The Giants improved to 81-44, the best record in the Majors, though they also took a pair of hits when Buster Posey and Crawford were forced to depart with left knee discomfort and lower back tightness, respectively. Manager Gabe Kapler said the Giants’ veterans are day to day and would be reevaluated prior to Wednesday’s game.
Though he was playing with a heavy heart, Belt found a bit of emotional catharsis in his first at-bat against Megill in the first inning.
“It was a pretty emotional at-bat,” Belt said. “It was pretty emotional the whole game, but it was one of those things where I had to stop and go be by myself for a little bit. Just kind of take it all in and know that there was something higher at play there.”

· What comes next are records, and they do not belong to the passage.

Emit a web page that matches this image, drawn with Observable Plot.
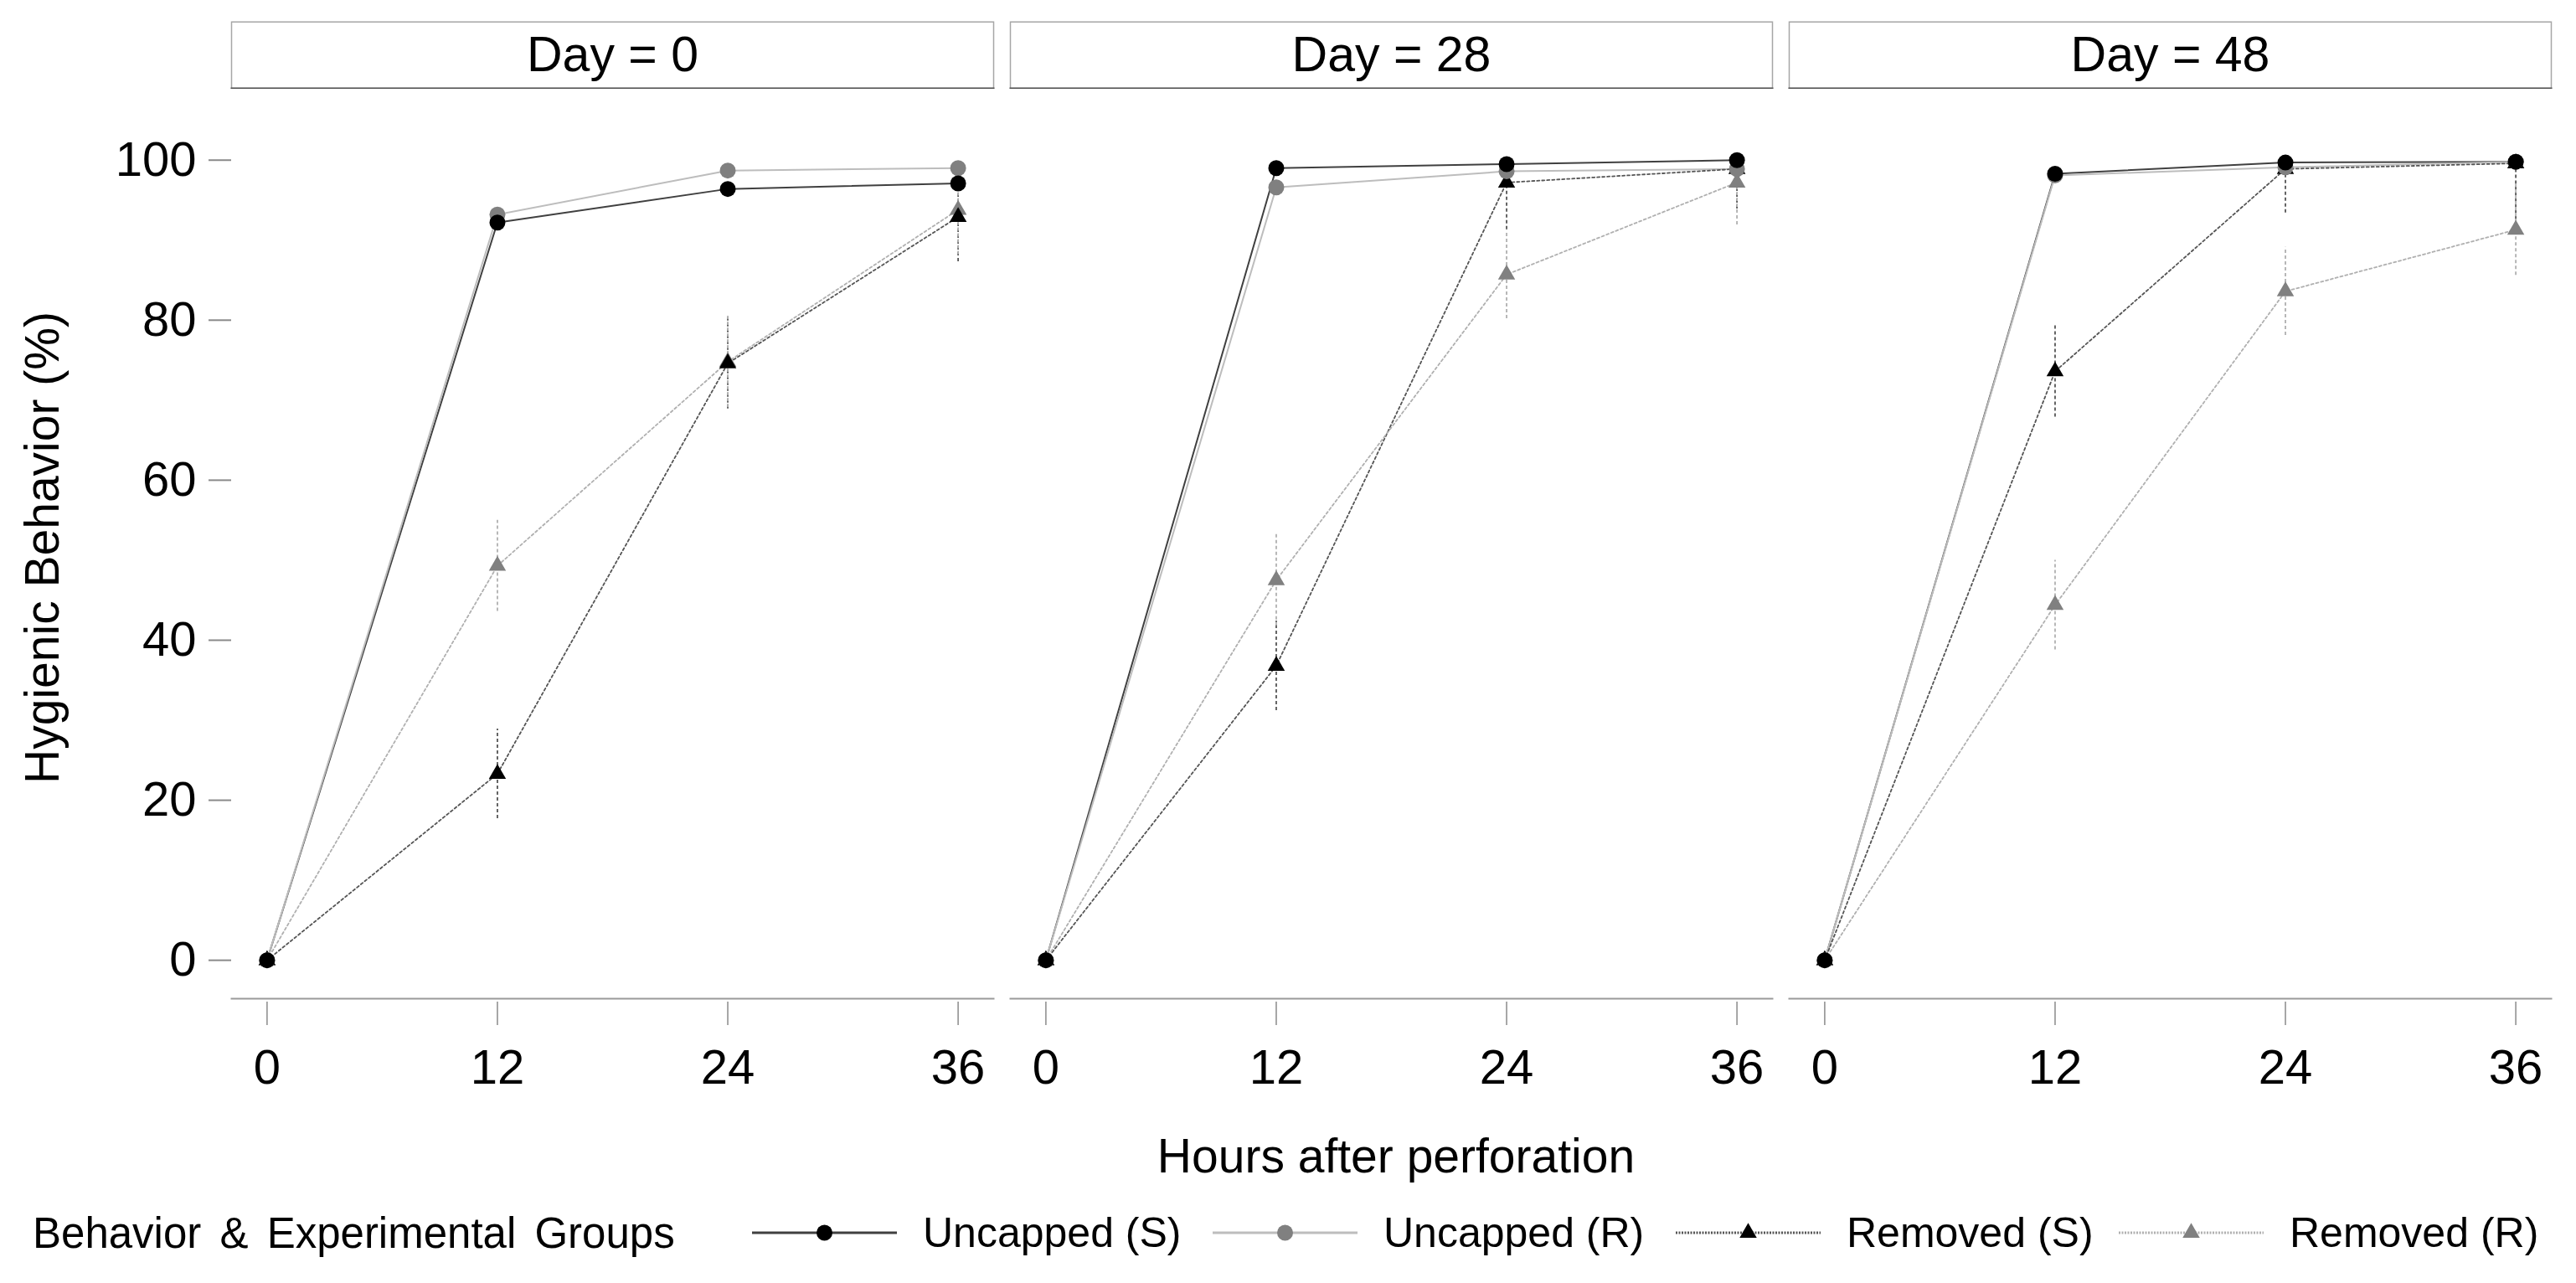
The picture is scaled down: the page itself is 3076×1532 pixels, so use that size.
<!DOCTYPE html>
<html>
<head>
<meta charset="utf-8">
<script src="https://cdn.jsdelivr.net/npm/d3@7"></script>
<script src="https://cdn.jsdelivr.net/npm/@observablehq/plot@0.6"></script>
<style>
  html, body { margin: 0; padding: 0; background: #fff; }
  body { font-family: "Liberation Sans", Arial, sans-serif; }
  #wrap { position: relative; width: 3076px; height: 1532px; background: #fff; overflow: hidden; }
  #header { position: absolute; left: 0; top: 0; }
  #main { position: absolute; left: 0; top: 106px; }
  .t { position: absolute; white-space: nowrap; color: #000; line-height: 1; }
  .lg { position: absolute; }
</style>
</head>
<body>
<div id="wrap">
  <div id="header"></div>
  <div id="main"></div>
  <div class="t" id="ytitle" style="left:50px; top:654px; font-size:57px; transform: translate(-50%,-50%) rotate(-90deg);">Hygienic Behavior (%)</div>
  <div class="t" id="xtitle" style="left:1667px; top:1380px; font-size:57px; transform: translate(-50%,-50%);">Hours after perforation</div>
  <div id="legend"></div>
</div>
<script>
// ---------- data ----------
const days = [0, 28, 48];
const hours = [0, 12, 24, 36];
const yTicks = [0, 20, 40, 60, 80, 100];
const groups = ["Uncapped (S)", "Uncapped (R)", "Removed (S)", "Removed (R)"];
const legendTitle = "Behavior & Experimental Groups";

// rows: Day 0, Day 28, Day 48 ; columns: hours 0, 12, 24, 36
const uncappedS = [[0, 92.2, 96.4, 97.1], [0, 99.0, 99.5, 100.0], [0, 98.3, 99.7, 99.8]];
const uncappedR = [[0, 93.2, 98.7, 99.0], [0, 96.6, 98.6, 98.9], [0, 98.1, 99.1, 99.8]];
const removedS  = [[0, 23.3, 74.6, 92.9], [0, 36.8, 97.2, 98.9], [0, 73.6, 98.9, 99.6]];
const removedR  = [[0, 49.3, 74.8, 93.8], [0, 47.5, 85.7, 97.2], [0, 44.4, 83.6, 91.3]];
// error half-widths (Removed groups only)
const removedSErr = [[0, 5.6, 5.7, 5.6], [0, 5.6, 5.9, 5.0], [0, 5.7, 5.5, 7.0]];
const removedRErr = [[0, 5.7, 5.7, 5.6], [0, 5.7, 5.5, 5.3], [0, 5.6, 5.5, 5.7]];

const seriesValues = [uncappedS, uncappedR, removedS, removedR];
const seriesErrors = [null, null, removedSErr, removedRErr];

// ---------- styles ----------
const styles = [
  {line: "#404040", dash: null,  width: 2,   fill: "#000000", symbol: "circle",   r: 9.5},
  {line: "#bdbdbd", dash: null,  width: 2,   fill: "#808080", symbol: "circle",   r: 9.5},
  {line: "#555555", dash: "3,3", width: 1.8, fill: "#000000", symbol: "triangle", r: 7.6},
  {line: "#b0b0b0", dash: "3,3", width: 1.8, fill: "#808080", symbol: "triangle", r: 7.6}
];

// ---------- long table ----------
const rows = [];
groups.forEach((g, gi) => {
  days.forEach((d, di) => {
    hours.forEach((h, hi) => {
      const v = seriesValues[gi][di][hi];
      const e = seriesErrors[gi] ? seriesErrors[gi][di][hi] : 0;
      rows.push({group: g, gi, day: d, hour: h, value: v,
                 lo: Math.max(0, v - e), hi: Math.min(100, v + e), err: e});
    });
  });
});

const font = "'Liberation Sans', Arial, sans-serif";
const xPad = 1.85;
const fxOpts = {domain: days, paddingInner: 0.0215, paddingOuter: 0, axis: null};

// ---------- header strip ----------
const header = Plot.plot({
  width: 3076, height: 106,
  marginLeft: 275.5, marginRight: 30, marginTop: 25.7, marginBottom: 1,
  fx: fxOpts,
  style: {fontFamily: font, background: "transparent"},
  marks: [
    Plot.frame({stroke: "#a6a6a6", strokeWidth: 1.5}),
    Plot.frame({anchor: "bottom", stroke: "#505050", strokeWidth: 2}),
    Plot.text(days, {fx: d => d, text: d => `Day = ${d}`, frameAnchor: "middle", fontSize: 59, fill: "#000"})
  ]
});
document.getElementById("header").appendChild(header);

// ---------- main panels ----------
const lineMarks = [];
const errMarks = [];
const dotMarks = [];
groups.forEach((g, gi) => {
  const s = styles[gi];
  const data = rows.filter(r => r.gi === gi);
  lineMarks.push(Plot.line(data, {
    fx: "day", x: "hour", y: "value",
    stroke: s.line, strokeWidth: s.width, strokeDasharray: s.dash || undefined
  }));
  if (seriesErrors[gi]) {
    errMarks.push(Plot.ruleX(data.filter(r => r.err > 0), {
      fx: "day", x: "hour", y1: "lo", y2: "hi",
      stroke: s.line, strokeWidth: 1.8, strokeDasharray: "4,3"
    }));
  }
});
// draw order of markers: Removed (R), Removed (S), Uncapped (R), Uncapped (S)
[3, 2, 1, 0].forEach(gi => {
  const s = styles[gi];
  dotMarks.push(Plot.dot(rows.filter(r => r.gi === gi), {
    fx: "day", x: "hour", y: "value",
    symbol: s.symbol, r: s.r, fill: s.fill, stroke: "none"
  }));
});

const main = Plot.plot({
  width: 3076, height: 1204,
  marginLeft: 275.5, marginRight: 30, marginTop: 4, marginBottom: 118,
  fx: fxOpts,
  x: {domain: [hours[0] - xPad, hours[hours.length - 1] + xPad]},
  y: {domain: [-4.8, 108.45]},
  style: {fontFamily: font, background: "transparent"},
  marks: [
    Plot.frame({anchor: "bottom", stroke: "#9a9a9a", strokeWidth: 2}),
    Plot.axisY({ticks: yTicks, tickSize: 27, tickPadding: 15, stroke: "#8a8a8a", strokeWidth: 2,
                fill: "#000", fontSize: 58, label: null, line: true}),
    Plot.axisX({ticks: hours, tickSize: 28, tickPadding: 28, dy: 4, stroke: "#8a8a8a", strokeWidth: 1.5,
                fill: "#000", fontSize: 58, label: null}),
    ...lineMarks,
    ...errMarks,
    ...dotMarks
  ]
});
document.getElementById("main").appendChild(main);

// ---------- legend ----------
const legend = document.getElementById("legend");
const legendY = 1472;
const title = document.createElement("div");
title.className = "t";
title.style.cssText = `left:39px; top:${legendY}px; font-size:51px; transform: translateY(-50%); word-spacing: 8px;`;
title.textContent = legendTitle;
legend.appendChild(title);

const swatchLeft = [898, 1448, 2001, 2530];
const textLeft = [1102, 1652, 2205, 2734];
groups.forEach((g, gi) => {
  const s = styles[gi];
  const w = 173, h = 40;
  const svg = d3.create("svg").attr("width", w).attr("height", h)
    .attr("class", "lg")
    .style("left", swatchLeft[gi] + "px").style("top", (legendY - h / 2) + "px");
  svg.append("line").attr("x1", 0).attr("x2", w).attr("y1", h / 2).attr("y2", h / 2)
    .attr("stroke", s.line).attr("stroke-width", 3)
    .attr("stroke-dasharray", s.dash ? "2,1.5" : null);
  const sym = s.symbol === "circle" ? d3.symbolCircle : d3.symbolTriangle;
  svg.append("path").attr("d", d3.symbol(sym, Math.PI * s.r * s.r)())
    .attr("transform", `translate(${w / 2},${h / 2})`).attr("fill", s.fill);
  legend.appendChild(svg.node());
  const t = document.createElement("div");
  t.className = "t";
  t.style.cssText = `left:${textLeft[gi]}px; top:${legendY}px; font-size:50px; transform: translateY(-50%);`;
  t.textContent = g;
  legend.appendChild(t);
});
</script>
</body>
</html>
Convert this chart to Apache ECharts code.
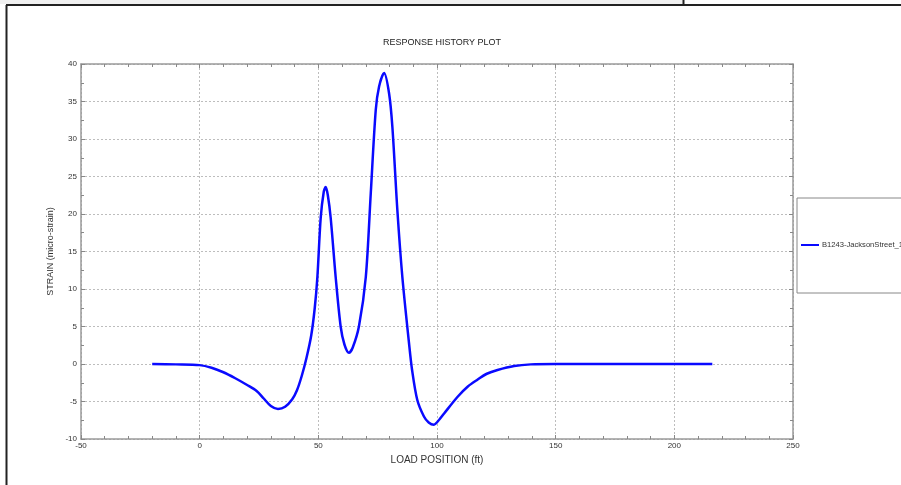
<!DOCTYPE html>
<html>
<head>
<meta charset="utf-8">
<script src="https://cdn.jsdelivr.net/npm/echarts@6/dist/echarts.min.js"></script>
<style>
html,body{margin:0;padding:0;background:#fff;}
#chart{width:901px;height:485px;}
</style>
</head>
<body>
<div id="chart"></div>
<script>
var titleText = 'RESPONSE HISTORY PLOT';
var xName = 'LOAD POSITION (ft)';
var yName = 'STRAIN (micro-strain)';
var seriesName = 'B1243-JacksonStreet_1';
var xTicks = [-50, 0, 50, 100, 150, 200, 250];
var yTicks = [-10, -5, 0, 5, 10, 15, 20, 25, 30, 35, 40];
var loadPos = [-20, -10, 0, 5, 10, 15, 20, 24, 27, 30, 33, 36, 39, 41, 43, 45, 47, 48.5, 49.6, 51, 52.3, 53.1, 54, 55.2, 57.3, 59.4, 61, 62.9, 64.5, 67.1, 70, 72.1, 74.2, 75.6, 77.7, 79.8, 81.2, 83.3, 85.4, 88.2, 89.5, 91.7, 94.5, 96.5, 98.7, 101, 103, 108.6, 113, 117, 121, 125.5, 132.5, 139.5, 150, 170, 190, 216];
var strain = [0, -0.05, -0.15, -0.5, -1.1, -1.9, -2.8, -3.6, -4.6, -5.6, -6.0, -5.7, -4.7, -3.5, -1.6, 0.8, 3.8, 7.5, 11.6, 19.5, 23.0, 23.6, 22.5, 19.5, 11.6, 5.0, 2.6, 1.5, 2.2, 5.0, 11.6, 22.8, 33.9, 37.0, 38.8, 36.1, 31.6, 20.5, 11.6, 2.8, -0.8, -4.8, -7.0, -7.8, -8.1, -7.4, -6.6, -4.4, -3.0, -2.1, -1.3, -0.8, -0.27, -0.05, 0, 0, 0, 0];

var pts = loadPos.map(function (x, i) { return [x, strain[i]]; });

var chart = echarts.init(document.getElementById('chart'), null, {renderer: 'canvas'});
var font = 'Liberation Sans, Arial, sans-serif';
var axisCol = '#9a9a9a';
var gridDot = {show: true, lineStyle: {color: '#bdbdbd', type: [2, 2], width: 1}};

function xAx(pos, showLabel) {
  return {
    type: 'value', position: pos, min: -50, max: 250, interval: 50,
    name: showLabel ? xName : '', nameLocation: 'middle', nameGap: 15,
    nameTextStyle: {fontFamily: font, fontSize: 10, color: '#333'},
    axisLine: {show: true, onZero: false, lineStyle: {color: axisCol, width: 1.5}},
    axisTick: {show: true, inside: true, length: 4, lineStyle: {color: '#888'}},
    minorTick: {show: true, splitNumber: 5, length: 3, lineStyle: {color: '#888'}},
    axisLabel: {show: showLabel, fontFamily: font, fontSize: 8, color: '#333', margin: 3,
      formatter: function (v) { return xTicks.indexOf(v) >= 0 ? String(v) : ''; }},
    splitLine: showLabel ? gridDot : {show: false}
  };
}
function yAx(pos, showLabel) {
  return {
    type: 'value', position: pos, min: -10, max: 40, interval: 5,
    name: showLabel ? yName : '', nameLocation: 'middle', nameGap: 21, nameRotate: 90,
    nameTextStyle: {fontFamily: font, fontSize: 9, color: '#333'},
    axisLine: {show: true, onZero: false, lineStyle: {color: axisCol, width: 1.5}},
    axisTick: {show: true, inside: true, length: 4, lineStyle: {color: '#888'}},
    minorTick: {show: true, splitNumber: 2, length: 3, lineStyle: {color: '#888'}},
    axisLabel: {show: showLabel, fontFamily: font, fontSize: 8, color: '#333', margin: 4,
      formatter: function (v) { return yTicks.indexOf(v) >= 0 ? String(v) : ''; }},
    splitLine: showLabel ? gridDot : {show: false}
  };
}

chart.setOption({
  animation: false,
  backgroundColor: '#ffffff',
  title: {text: titleText, left: 437, top: 33, textAlign: 'center',
    textStyle: {fontFamily: font, fontSize: 9, fontWeight: 'normal', color: '#222'}},
  grid: {left: 81, right: 108, top: 64, bottom: 46, containLabel: false},
  xAxis: [xAx('bottom', true), xAx('top', false)],
  yAxis: [yAx('left', true), yAx('right', false)],
  legend: {
    left: 797, top: 198, orient: 'vertical',
    padding: [43, 260, 44, 4],
    backgroundColor: '#ffffff', borderColor: '#888', borderWidth: 1,
    icon: 'rect', itemWidth: 18, itemHeight: 2, itemGap: 4,
    textStyle: {fontFamily: font, fontSize: 7.6, color: '#333', padding: [0, 0, 0, -2]},
    data: [seriesName]
  },
  graphic: [
    {type: 'rect', shape: {x: 0, y: 0, width: 683, height: 4}, style: {fill: '#f0f0f0'}, silent: true},
    {type: 'line', shape: {x1: 683.5, y1: 0, x2: 683.5, y2: 5}, style: {stroke: '#222', lineWidth: 2}, silent: true},
    {type: 'line', shape: {x1: 6, y1: 5, x2: 901, y2: 5}, style: {stroke: '#222', lineWidth: 2}, silent: true},
    {type: 'line', shape: {x1: 6.5, y1: 5, x2: 6.5, y2: 485}, style: {stroke: '#222', lineWidth: 2}, silent: true}
  ],
  series: [{
    name: seriesName, type: 'line', data: pts,
    showSymbol: false, smooth: 0.3,
    lineStyle: {color: '#0a0aff', width: 2.5},
    itemStyle: {color: '#0a0aff'}
  }]
});
</script>
</body>
</html>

Belt credited Peterson and his grandfather with helping to get his baseball career off the ground, as they frequently provided financial support to ensure that he could attend showcases when he was in high school. After Belt developed into a two-time World Series champion with the Giants, he would sign cards for his grandmother, who would distribute them amongst her friends at church and at her assisted living facility.
“She didn’t raise me or anything, but I think we had a really good relationship,” Belt said. “She was always proud to brag about me to her friends. She and my grandfather really helped me early on in my baseball career. They played a huge role in getting me where I am today. It’s a tough day and it’s part of life. I think I can honor her best by playing to the best of my ability for the rest of the season.”